Flipkart has closed a funding round of $700 million (Rs 4,500 crore) at a valuation of $15 billion, scooping up capital for the first time this year as the battle for dominance in the Indian online retail market heats up.
In last one year, Flipkart has seen various funding rounds starting from new and existing investors. After the $1 Billion funding round in July last year, Flipkart went on to secure $700 million in December followed by a relatively small investment of $210 Million from DST Global earlier this year.
The fund raising comes just days after Amazon reiterated its commitment towards India by reportedly promising a $5 billion investment in the country. This is over and above the $2 billion the company had committed last year.
Seen against the $7 billion investment commitment from Amazon, Flipkart’s warchest looks pittance. But as Ashish Gupata of Helion Venture Capital tells ET, it is now all about staying in a legitimate e-commerce market which is expected to grow to $137 billion by 2020.
To overcome the challenge, Flipkart is adding high-margin categories such as furniture, homes and travel booking, which it expects will boost its annual sales in terms of retail price (gross merchandise value, or GMV) to $10-12 billion in 9 months to a year, more than double the $4 billion it achieved in 2014-15.

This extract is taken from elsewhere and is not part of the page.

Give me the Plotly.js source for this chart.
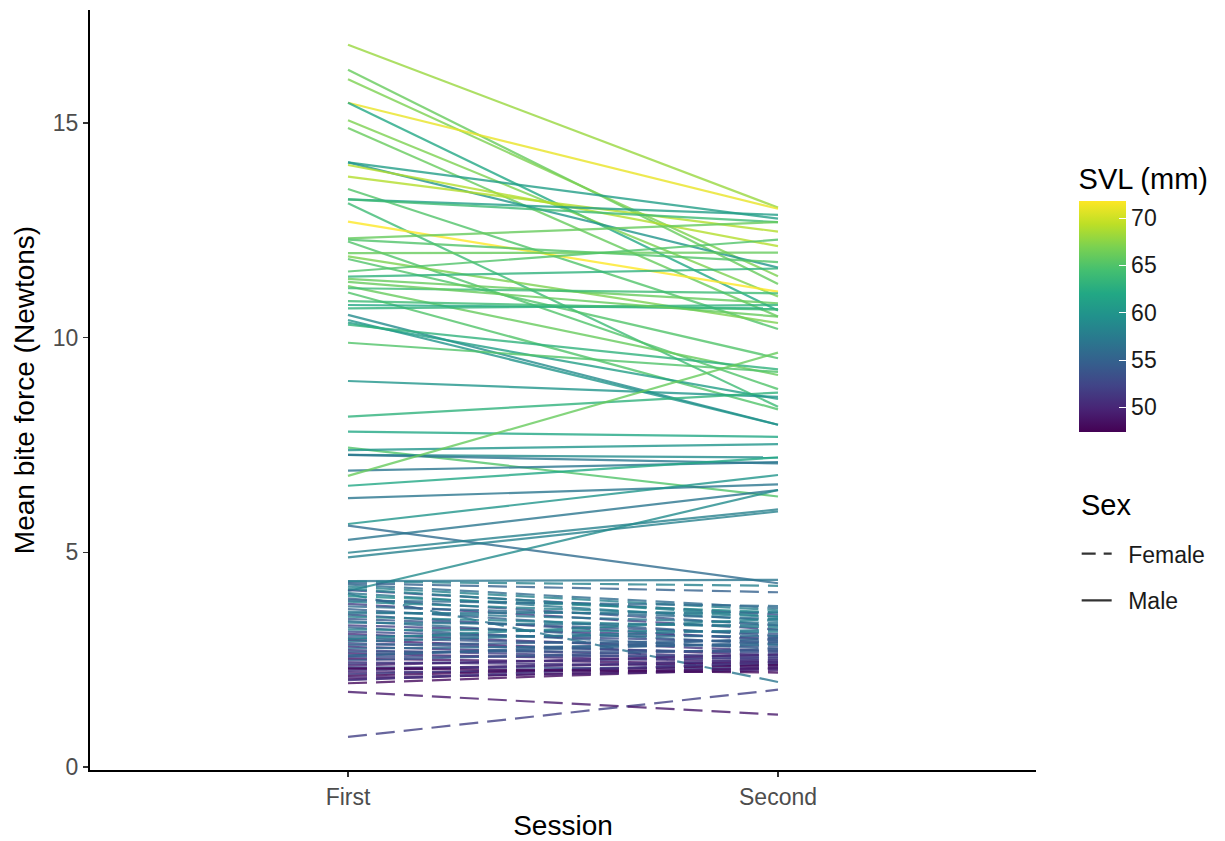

India’s $600 billion retail market is also coveted by Chinese ecommerce giant Alibaba, which is in advanced talks to increase its stake in Delhi-based Paytm to 40 per cent by investing an additional $600 million in it. Alibaba founder Jack Ma has visited India several times after its blockbuster initial public offering in the United States last year and has put in place a team to focus on making strategic bets in the country.